Est-ce le cas pour l’affaire opposant Mame Mbaye Niang à Ousmane Sonko pour laquelle, on l’a dit, au-delà de la diffamation, l’accusation vise également deux autres délits tels que les injures publiques et le faux et usage de faux dans un document administratif. L’affaire a été appelée à l’audience de la chambre correctionnelle du tribunal de grande instance hors classe de Dakar le jeudi 2 février dernier avant d’être renvoyée au jeudi 16 février c’est-à-dire demain. En fait, si cette affaire a retenu l’attention de l’opinion nationale et suscité des débats politico-judiciaires, c’est parce qu’elle pourrait avoir des conséquences politiques sur la candidature d’Ousmane Sonko en vue de la présidentielle de 2024.

Attention au recel ou « vol » de document administratif !

Mais quoi qu’il en soit, le mis en cause Ousmane Sonko, comme d’ailleurs tous les justiciables, doit obligatoirement se présenter à l’audience même s’il a la crainte légitime d’être condamné. Il est vrai que l’on voit mal comment un prévenu hors du commun comme Ousmane Sonko pourrait échapper à ces trois chefs d’inculpation qui le visent. Comme nous l’écrivions dans ces colonnes, pour la diffamation, il avait dix (10) jours pour apporter les preuves des faits réputés diffamatoires.

Ces preuves, s’il les produit le 11e jour suivant la réception de la citation ou le jour de l’audience, « ce serait peine perdue ! » comme aime le dénoncer souvent notre directeur de publication Mamadou Oumar Ndiaye. En tout cas, « Le Témoin » quotidien reste convaincu que le prévenu Ousmane Sonko n’est plus dans les délais de production de preuves. Le problème c’est que si, par extraordinaire, il avait produit dans les délais un document établissant que Mame Mbaye Niang avait détourné 29 milliards au Prodac, il serait condamné pour recel ou vol de document administratif !

Donc dans tous les cas, qu’il produise l’exceptio veritatis ou soit incapable de produire la moindre preuve, qu’il soit présent à la barre ou qu’il brille par son absence, Ousmane Sonko a peu de chance d’échapper à une condamnation dans cette affaire. Surtout que la volonté du pouvoir en place, auquel la « justice » ne peut rien refuser, c’est de le voir condamner afin de l’écarter de la présidentielle de février prochain ! Encore une fois, rien ne peut contraindre le prévenu Ousmane Sonko à comparaître et il peut choisir de se faire condamner par défaut.
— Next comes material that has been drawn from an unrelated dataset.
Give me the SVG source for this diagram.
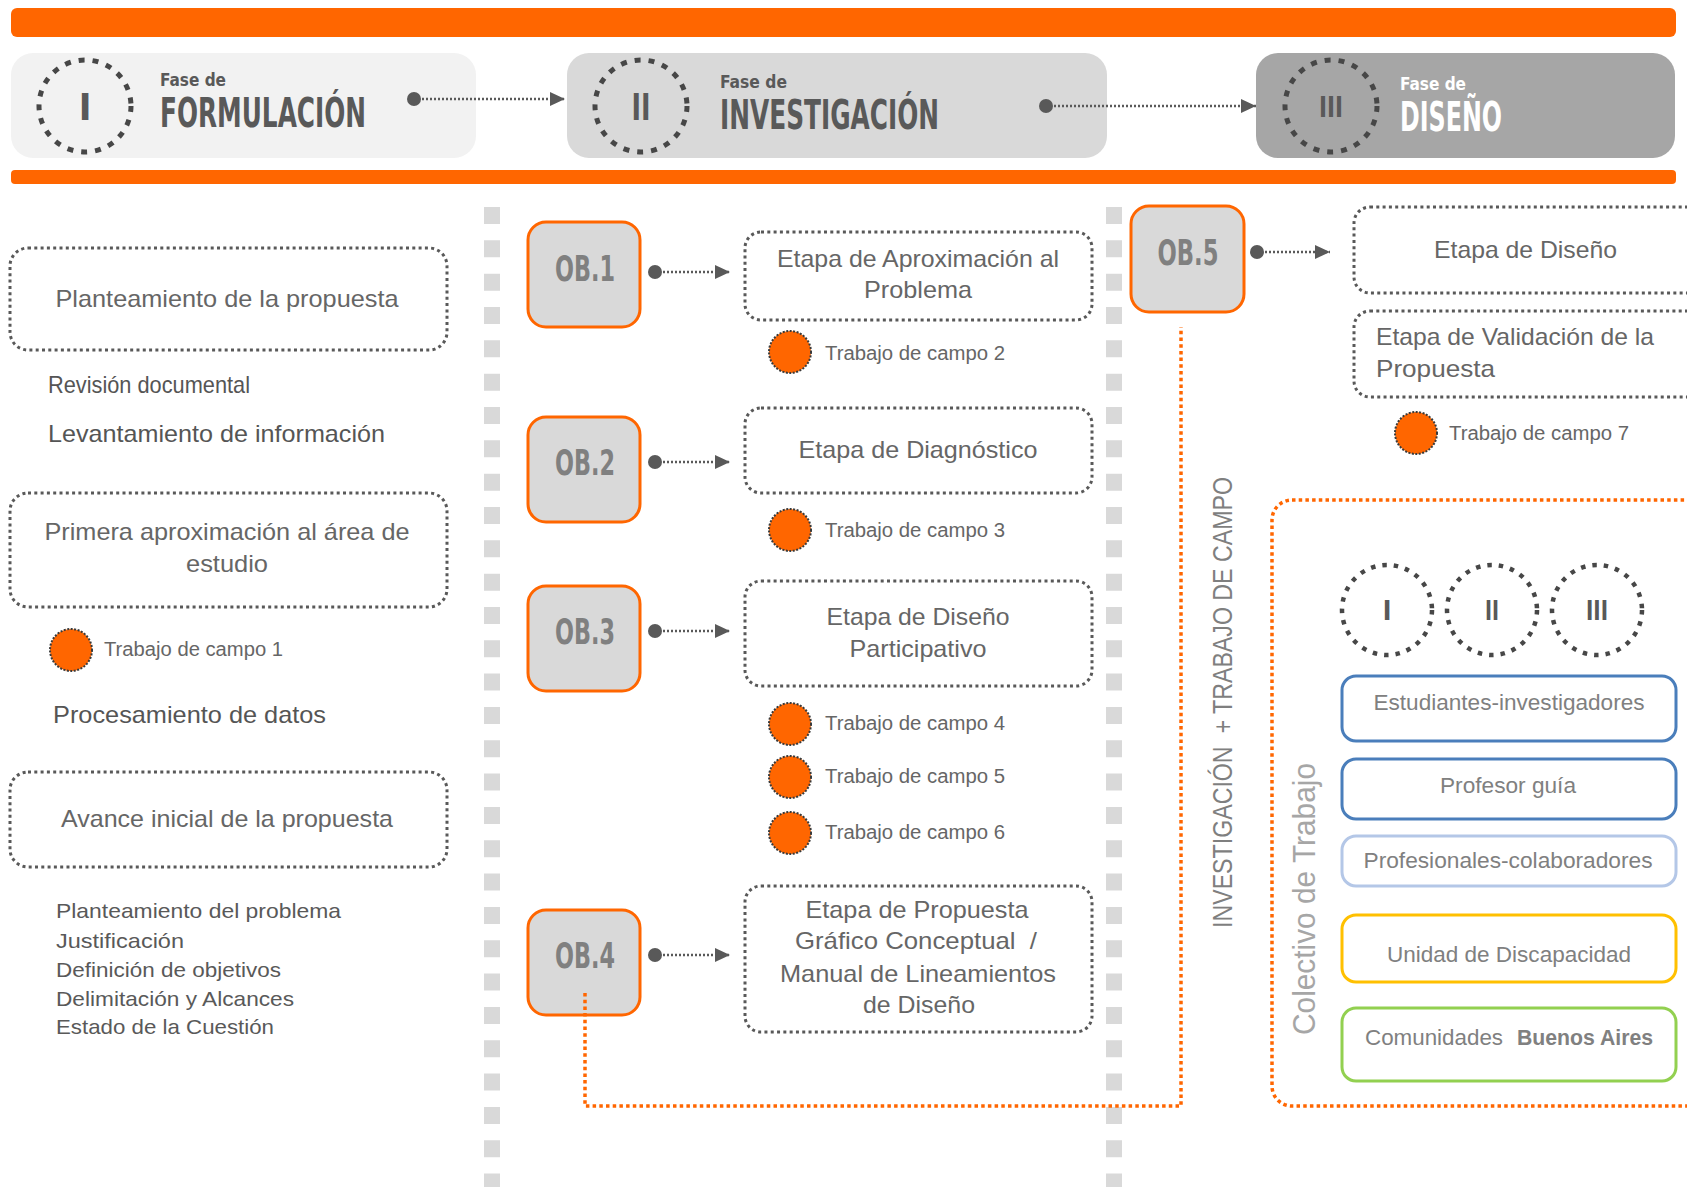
<svg xmlns="http://www.w3.org/2000/svg" width="1687" height="1187" viewBox="0 0 1687 1187">
<style>
text{font-family:"Liberation Sans","DejaVu Sans",Arial,sans-serif;}
.hd{font-family:"Liberation Sans Narrow","DejaVu Sans Condensed","Liberation Sans",sans-serif;font-weight:bold;}
.dbox{fill:#fff;stroke:#595959;stroke-width:3;stroke-dasharray:3 3.3;}
.ob{fill:#d9d9d9;stroke:#ff6600;stroke-width:3;}
.obt{font-size:36px;fill:#808080;text-anchor:middle;}
.lbl{font-size:24px;fill:#666;}
.mid{text-anchor:middle;}
.plain{font-size:24px;fill:#555;}
.list{font-size:21px;fill:#595959;}
.tc{fill:#ff6600;stroke:#3a3a3a;stroke-width:2;stroke-dasharray:2 1.5;}
.tct{font-size:20px;fill:#666;}
.hcirc{fill:none;stroke:#474747;stroke-width:5;stroke-dasharray:6 8;}
.rcirc{fill:none;stroke:#474747;stroke-width:4.5;stroke-dasharray:4.5 7;}
.rom{fill:#595959;text-anchor:middle;}
.arr{fill:none;stroke:#595959;stroke-width:2.5;stroke-dasharray:2 2;marker-start:url(#dot);marker-end:url(#tri);}
.oline{fill:none;stroke:#ff6600;stroke-width:3.5;stroke-dasharray:3.5 3.2;}
.pbox{fill:#fff;stroke-width:3;}
.pt{font-size:22px;fill:#808080;}
</style>
<defs>
<marker id="tri" viewBox="0 0 15 14" refX="15" refY="7" markerWidth="15" markerHeight="14" markerUnits="userSpaceOnUse" orient="auto"><path d="M0,0 L15,7 L0,14 Z" fill="#595959"/></marker>
<marker id="dot" viewBox="-7 -7 14 14" refX="0" refY="0" markerWidth="14" markerHeight="14" markerUnits="userSpaceOnUse"><circle cx="0" cy="0" r="7" fill="#595959"/></marker>
</defs>
<rect x="0" y="0" width="1687" height="1187" fill="#fff"/>

<!-- bars and columns -->
<rect x="11" y="8" width="1665" height="29" rx="6" fill="#ff6600"/>
<rect x="11" y="170" width="1665" height="14" rx="4" fill="#ff6600"/>
<line x1="492" y1="207" x2="492" y2="1187" stroke="#d9d9d9" stroke-width="16" stroke-dasharray="17 16.33"/>
<line x1="1114" y1="207" x2="1114" y2="1187" stroke="#d9d9d9" stroke-width="16" stroke-dasharray="17 16.33"/>

<!-- header phases -->
<g id="fase1">
<rect x="11" y="53" width="465" height="105" rx="22" fill="#f2f2f2"/>
<circle class="hcirc" cx="85" cy="106" r="46"/>
<text class="hd rom" x="85" y="120" font-size="38">I</text>
<text class="hd" x="160" y="86" font-size="17" fill="#595959" textLength="66" lengthAdjust="spacingAndGlyphs">Fase de</text>
<text class="hd" x="160" y="127" font-size="40" fill="#595959" textLength="206" lengthAdjust="spacingAndGlyphs">FORMULACIÓN</text>
</g>
<g id="fase2">
<rect x="567" y="53" width="540" height="105" rx="22" fill="#d9d9d9"/>
<circle class="hcirc" cx="641" cy="106" r="46"/>
<text class="hd rom" x="641" y="120" font-size="38" textLength="19" lengthAdjust="spacingAndGlyphs">II</text>
<text class="hd" x="720" y="88" font-size="17" fill="#595959" textLength="67" lengthAdjust="spacingAndGlyphs">Fase de</text>
<text class="hd" x="720" y="129" font-size="40" fill="#595959" textLength="219" lengthAdjust="spacingAndGlyphs">INVESTIGACIÓN</text>
</g>
<g id="fase3">
<rect x="1256" y="53" width="419" height="105" rx="22" fill="#a6a6a6"/>
<circle class="hcirc" cx="1331" cy="106" r="46"/>
<text class="hd rom" x="1331" y="117" font-size="28" textLength="24" lengthAdjust="spacingAndGlyphs">III</text>
<text class="hd" x="1400" y="90" font-size="17" fill="#fff" textLength="66" lengthAdjust="spacingAndGlyphs">Fase de</text>
<text class="hd" x="1400" y="131" font-size="40" fill="#fff" textLength="102" lengthAdjust="spacingAndGlyphs">DISEÑO</text>
</g>

<!-- left column -->
<g id="planteamiento">
<rect class="dbox" x="10" y="248" width="437" height="102" rx="18"/>
<text class="lbl mid" x="227" y="307" textLength="343" lengthAdjust="spacingAndGlyphs">Planteamiento de la propuesta</text>
</g>
<g id="revision"><text class="plain" x="48" y="393" textLength="202" lengthAdjust="spacingAndGlyphs">Revisión documental</text></g>
<g id="levantamiento"><text class="plain" x="48" y="442" textLength="337" lengthAdjust="spacingAndGlyphs">Levantamiento de información</text></g>
<g id="primera">
<rect class="dbox" x="10" y="493" width="437" height="114" rx="18"/>
<text class="lbl mid" x="227" y="540" textLength="365" lengthAdjust="spacingAndGlyphs">Primera aproximación al área de</text>
<text class="lbl mid" x="227" y="572" textLength="82" lengthAdjust="spacingAndGlyphs">estudio</text>
</g>
<g id="tc1">
<circle class="tc" cx="71" cy="650" r="21"/>
<text class="tct" x="104" y="656" textLength="179" lengthAdjust="spacingAndGlyphs">Trabajo de campo 1</text>
</g>
<g id="procesamiento"><text class="plain" x="53" y="723" textLength="273" lengthAdjust="spacingAndGlyphs">Procesamiento de datos</text></g>
<g id="avance">
<rect class="dbox" x="10" y="772" width="437" height="95" rx="18"/>
<text class="lbl mid" x="227" y="827" textLength="332" lengthAdjust="spacingAndGlyphs">Avance inicial de la propuesta</text>
</g>
<g id="lista">
<text class="list" x="56" y="918" textLength="285" lengthAdjust="spacingAndGlyphs">Planteamiento del problema</text>
<text class="list" x="56" y="948" textLength="128" lengthAdjust="spacingAndGlyphs">Justificación</text>
<text class="list" x="56" y="977" textLength="225" lengthAdjust="spacingAndGlyphs">Definición de objetivos</text>
<text class="list" x="56" y="1006" textLength="238" lengthAdjust="spacingAndGlyphs">Delimitación y Alcances</text>
<text class="list" x="56" y="1034" textLength="218" lengthAdjust="spacingAndGlyphs">Estado de la Cuestión</text>
</g>

<!-- OB nodes -->
<g id="ob1"><rect class="ob" x="528" y="222" width="112" height="105" rx="18"/><text class="hd obt" x="585" y="281" textLength="60" lengthAdjust="spacingAndGlyphs">OB.1</text></g>
<g id="ob2"><rect class="ob" x="528" y="417" width="112" height="105" rx="18"/><text class="hd obt" x="585" y="475" textLength="60" lengthAdjust="spacingAndGlyphs">OB.2</text></g>
<g id="ob3"><rect class="ob" x="528" y="586" width="112" height="105" rx="18"/><text class="hd obt" x="585" y="644" textLength="60" lengthAdjust="spacingAndGlyphs">OB.3</text></g>
<g id="ob4"><rect class="ob" x="528" y="910" width="112" height="105" rx="18"/><text class="hd obt" x="585" y="968" textLength="60" lengthAdjust="spacingAndGlyphs">OB.4</text></g>
<g id="ob5"><rect class="ob" x="1131" y="206" width="113" height="106" rx="18"/><text class="hd obt" x="1188" y="265" textLength="61" lengthAdjust="spacingAndGlyphs">OB.5</text></g>

<!-- middle stages -->
<g id="etapa1">
<rect class="dbox" x="745" y="232" width="347" height="88" rx="16"/>
<text class="lbl mid" x="918" y="267" textLength="282" lengthAdjust="spacingAndGlyphs">Etapa de Aproximación al</text>
<text class="lbl mid" x="918" y="298" textLength="108" lengthAdjust="spacingAndGlyphs">Problema</text>
</g>
<g id="tc2"><circle class="tc" cx="790" cy="352" r="21"/><text class="tct" x="825" y="360" textLength="180" lengthAdjust="spacingAndGlyphs">Trabajo de campo 2</text></g>
<g id="etapa2">
<rect class="dbox" x="745" y="408" width="347" height="85" rx="16"/>
<text class="lbl mid" x="918" y="458" textLength="239" lengthAdjust="spacingAndGlyphs">Etapa de Diagnóstico</text>
</g>
<g id="tc3"><circle class="tc" cx="790" cy="530" r="21"/><text class="tct" x="825" y="537" textLength="180" lengthAdjust="spacingAndGlyphs">Trabajo de campo 3</text></g>
<g id="etapa3">
<rect class="dbox" x="745" y="581" width="347" height="105" rx="16"/>
<text class="lbl mid" x="918" y="625" textLength="183" lengthAdjust="spacingAndGlyphs">Etapa de Diseño</text>
<text class="lbl mid" x="918" y="657" textLength="137" lengthAdjust="spacingAndGlyphs">Participativo</text>
</g>
<g id="tc4"><circle class="tc" cx="790" cy="724" r="21"/><text class="tct" x="825" y="730" textLength="180" lengthAdjust="spacingAndGlyphs">Trabajo de campo 4</text></g>
<g id="tc5"><circle class="tc" cx="790" cy="777" r="21"/><text class="tct" x="825" y="783" textLength="180" lengthAdjust="spacingAndGlyphs">Trabajo de campo 5</text></g>
<g id="tc6"><circle class="tc" cx="790" cy="833" r="21"/><text class="tct" x="825" y="839" textLength="180" lengthAdjust="spacingAndGlyphs">Trabajo de campo 6</text></g>
<g id="etapa4">
<rect class="dbox" x="745" y="886" width="347" height="146" rx="16"/>
<text class="lbl mid" x="917" y="918" textLength="223" lengthAdjust="spacingAndGlyphs">Etapa de Propuesta</text>
<text class="lbl mid" x="916" y="949" textLength="242" lengthAdjust="spacingAndGlyphs">Gráfico Conceptual&#160;&#160;/</text>
<text class="lbl mid" x="918" y="982" textLength="276" lengthAdjust="spacingAndGlyphs">Manual de Lineamientos</text>
<text class="lbl mid" x="919" y="1013" textLength="112" lengthAdjust="spacingAndGlyphs">de Diseño</text>
</g>

<!-- right stages -->
<g id="etapa5">
<rect class="dbox" x="1354" y="207" width="360" height="86" rx="16"/>
<text class="lbl" x="1434" y="258" textLength="183" lengthAdjust="spacingAndGlyphs">Etapa de Diseño</text>
</g>
<g id="etapa6">
<rect class="dbox" x="1354" y="311" width="360" height="86" rx="16"/>
<text class="lbl" x="1376" y="345" textLength="278" lengthAdjust="spacingAndGlyphs">Etapa de Validación de la</text>
<text class="lbl" x="1376" y="377" textLength="119" lengthAdjust="spacingAndGlyphs">Propuesta</text>
</g>
<g id="tc7"><circle class="tc" cx="1416" cy="433" r="21"/><text class="tct" x="1449" y="440" textLength="180" lengthAdjust="spacingAndGlyphs">Trabajo de campo 7</text></g>

<g id="investigacion-label">
<text transform="translate(1232,928) rotate(-90)" font-size="27" fill="#7f7f7f" textLength="451" lengthAdjust="spacingAndGlyphs">INVESTIGACIÓN&#160;&#160;+ TRABAJO DE CAMPO</text>
</g>

<!-- colectivo de trabajo -->
<g id="colectivo">
<rect class="oline" x="1272" y="500" width="440" height="606" rx="20"/>
<text transform="translate(1315,1035) rotate(-90)" font-size="31" fill="#a6a6a6" textLength="272" lengthAdjust="spacingAndGlyphs">Colectivo de Trabajo</text>
<circle class="rcirc" cx="1387" cy="610" r="45"/>
<text class="hd rom" x="1387" y="620" font-size="26">I</text>
<circle class="rcirc" cx="1492" cy="610" r="45"/>
<text class="hd rom" x="1492" y="620" font-size="26" textLength="14" lengthAdjust="spacingAndGlyphs">II</text>
<circle class="rcirc" cx="1597" cy="610" r="45"/>
<text class="hd rom" x="1597" y="620" font-size="26" textLength="22" lengthAdjust="spacingAndGlyphs">III</text>
</g>
<g id="estudiantes"><rect class="pbox" x="1342" y="676" width="334" height="65" rx="14" stroke="#4a7ebb"/><text class="pt mid" x="1509" y="710" textLength="271" lengthAdjust="spacingAndGlyphs">Estudiantes-investigadores</text></g>
<g id="profesor"><rect class="pbox" x="1342" y="759" width="334" height="60" rx="14" stroke="#4a7ebb"/><text class="pt mid" x="1508" y="793" textLength="136" lengthAdjust="spacingAndGlyphs">Profesor guía</text></g>
<g id="profesionales"><rect class="pbox" x="1342" y="836" width="334" height="50" rx="14" stroke="#b4c7e7"/><text class="pt mid" x="1508" y="868" textLength="289" lengthAdjust="spacingAndGlyphs">Profesionales-colaboradores</text></g>
<g id="unidad"><rect class="pbox" x="1342" y="915" width="334" height="67" rx="14" stroke="#ffc000"/><text class="pt mid" x="1509" y="962" textLength="244" lengthAdjust="spacingAndGlyphs">Unidad de Discapacidad</text></g>
<g id="comunidades"><rect class="pbox" x="1342" y="1008" width="334" height="73" rx="14" stroke="#92d050"/>
<text class="pt" x="1365" y="1045" textLength="138" lengthAdjust="spacingAndGlyphs">Comunidades</text>
<text class="pt" x="1517" y="1045" font-weight="bold" textLength="136" lengthAdjust="spacingAndGlyphs">Buenos Aires</text></g>

<!-- connectors -->
<g id="connectors">
<line class="arr" x1="414" y1="99" x2="565" y2="99"/>
<line class="arr" x1="1046" y1="106" x2="1256" y2="106"/>
<line class="arr" x1="655" y1="272" x2="730" y2="272"/>
<line class="arr" x1="655" y1="462" x2="730" y2="462"/>
<line class="arr" x1="655" y1="631" x2="730" y2="631"/>
<line class="arr" x1="655" y1="955" x2="730" y2="955"/>
<line class="arr" x1="1257" y1="252" x2="1330" y2="252"/>
<path class="oline" d="M585,993 V1106 H1181 V327"/>
</g>
</svg>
Même en détention, un prévenu peut refuser de se présenter à la barre d’une juridiction quitte en subir les conséquences.

Toutefois, selon un ancien magistrat (juge) du tribunal correctionnel de Dakar, la présence du prévenu ou de l’accusé à l’audience est obligatoire car « sinon son avocat ne pourra même pas prendre la parole pour le défendre. Parce qu’à l’audience pénale, l’avocat assiste son client, il ne le représente pas comme à l’audience civile » précise cet ancien juge ayant présidé une chambre correctionnelle pendant plusieurs années au tribunal de grande instance hors classe de Dakar. « Et si les faits sont d’une extrême gravité, le juge peut aussi délivrer un mandat d’arrêt à l’audience aux fins de l’exécution d’une condamnation rendue par défaut » explique notre interlocuteur tout en rappelant que décerner un mandat d’arrêt est laissé a l’appréciation du juge.